Anticancer Agents from Natural Products

    The approach to drug discovery from natural sources has yielded many important new pharmaceuticals inaccessible by other routes. In many cases the isolated natural product may not be an effective drug for any of several reasons, but it nevertheless may become a drug through chemical modification or have a novel pharmacophore for future drug design.

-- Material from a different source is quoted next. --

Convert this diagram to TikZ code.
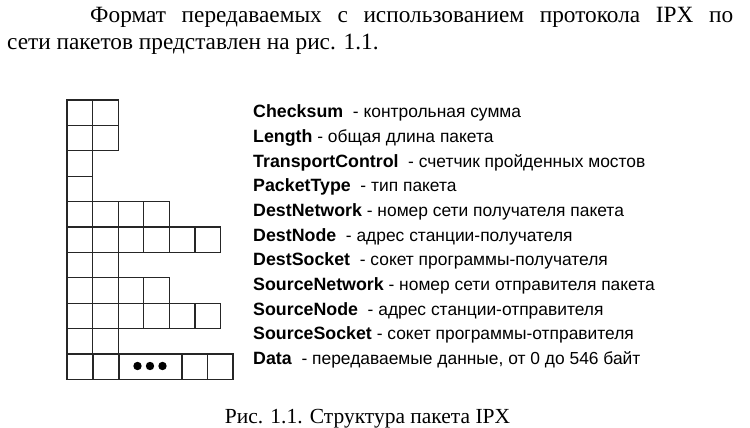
\documentclass[tikz,border=0pt]{standalone}
\usepackage{fontspec}
\setmainfont{Liberation Serif}
\newfontfamily\labelfont{Liberation Sans}
\begin{document}
\begin{tikzpicture}[x=1pt,y=-1pt,
  cell/.style={draw=black!85,line width=1.3pt},
  dotmark/.style={fill=black,draw=none},
  field/.style={anchor=west,inner sep=0pt,font=\labelfont\fontsize{17.4}{20}\selectfont},
  body/.style={inner sep=0pt,font=\fontsize{23.3}{28}\selectfont},
  capt/.style={inner sep=0pt,font=\fontsize{21.5}{26}\selectfont}]
\useasboundingbox[fill=white] (0,0) rectangle (750,428);

% introductory paragraph: first line justified, second line flush left
\node[body,anchor=base west] (intro1) at (90,23)
  {\makebox[643pt][s]{Формат передаваемых с использованием протокола IPX по}};
\node[body,anchor=base west] (intro2) at (7,50)
  {сети пакетов представлен на рис. 1.1.};

% packet layout grid: number of byte cells in each row
\def\cw{25.6}
\def\rh{25.4}
\foreach \n [count=\r from 0] in {2,2,1,1,4,6,2,4,6,2}{
  \foreach \k in {1,...,\n}{
    \draw[cell] ({67+\cw*(\k-1)},{100+\rh*\r}) rectangle ({67+\cw*\k},{100+\rh*(\r+1)});
  }
}
% data row: two cells, a stretched cell with dots, two more cells
\foreach \xa/\xb in {67/93,93/119,119/182,182/207.5,207.5/233}{
  \draw[cell] (\xa,{100+\rh*10}) rectangle (\xb,{100+\rh*11});
}
\foreach \xd in {137.5,150,162.5}{
  \fill[dotmark] (\xd,366) circle (4.2);
}

% field descriptions
\foreach \name/\gap/\txt [count=\i from 0] in {
  Checksum/\ \ /контрольная сумма,
  Length/\ /общая длина пакета,
  TransportControl/\ \ /счетчик пройденных мостов,
  PacketType/\ \ /тип пакета,
  DestNetwork/\ /номер сети получателя пакета,
  DestNode/\ \ /адрес станции-получателя,
  DestSocket/\ \ /сокет программы-получателя,
  SourceNetwork/\ /номер сети отправителя пакета,
  SourceNode/\ \ /адрес станции-отправителя,
  SourceSocket/\ /сокет программы-отправителя,
  Data/\ \ /передаваемые данные{,} от 0 до 546 байт}{
  \node[field] (f\i) at (253,{113+24.7*\i}) {{\fontsize{17.8}{20}\selectfont\textbf{\name}}\gap- \txt};
}

% caption
\node[capt,anchor=base] (caption) at (367.5,423) {Рис. 1.1. Структура пакета IPX};
\end{tikzpicture}
\end{document}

    PLANT PRODUCTS: Introduction. Camptothecin and its Analogs. Discovery and Development of the Combretastatins. Homoharringtonine and Related Compounds. Podophyllotoxins and Analogs. Taxol and Its Analogs. The Vinca Alkaloids. MARINE PRODUCTS: The Bryostatins. The Cryptophycins. The Discodermolides. The Dolastatins. Ecteinascidin-743. Aplidin. Kahalalide F. Discovery of E7389. Synthetic Halichondrin Analog.HTI-286. Synthetic Analog of Hemiasterlins. Salinosporamide etc. MICROBIAL PRODUCTS: The Actinomycins. The Anthracyclines. Ansamitocins (Maytansanoids). Benzoquinone Ansamycins. The Bleomycin Group. Biochemical Evaluation of CC1065 Analogs. Epothilone, A Myxobacterial Metabolite. Enediynes Biosyntheses. The Mitomycins. Staurosporines and Related Compounds. Potential for New Compounds from Gene Analyses (Bacterial and Fungal). Environmental DNA. MISCELLANEOUS DEVELOPMENTS: Combinatorial Biosynthesis. Developments and Future Trends.

    Biography

    Gordon M. Cragg obtained his undergraduate training in chemistry at Rhodes University, South Africa, and his D. Phil. (organic chemistry) from Oxford University. After two years of postdoctoral research at the University of California, Los Angeles, he returned to South Africa to join the Council for Scientific and Industrial Research. In 1966, he joined the Chemistry Department at the University of South Africa, and transferred to the University of Cape Town in 1972. In 1979, he returned to the US to join the Cancer Research Institute at Arizona State University working with Professor G. R. Pettit. In 1985, he moved to the National Cancer Institute (NCI), National Institutes of Health (NIH) in Bethesda, Maryland, and was appointed Chief of the NCI Natural Products Branch in 1989. He retired in December, 2004, and is currently serving as an NIH Special Volunteer. His major interests lie in the discovery of novel natural product agents for the treatment of cancer and AIDS, with an emphasis on multidisciplinary and international collaboration. He has given over 100 invited talks at conferences in many countries worldwide, and has been awarded NIH Merit Awards for his contributions to the development of the anticancer drug, Taxol (1991), leadership in establishing international collaborative research in biodiversity and natural products drug discovery (2004), and contributions to developing and teaching NIH technology transfer courses (2004). He was President of the American Society of Pharmacognosy in 1998-1999, was elected to Honorary Membership of the Society in 2003, and was named a Fellow of the Society in 2008. In November 2006 he was awarded the William L. Brown Award for Plant Genetic Resources by Missouri Botanical Garden which also named a recently discovered Madagascar plant in his honor, Ludia craggiana, and in April 2010 he was awarded an Honorary Doctorate of Science by his South African alma mater, Rhodes University.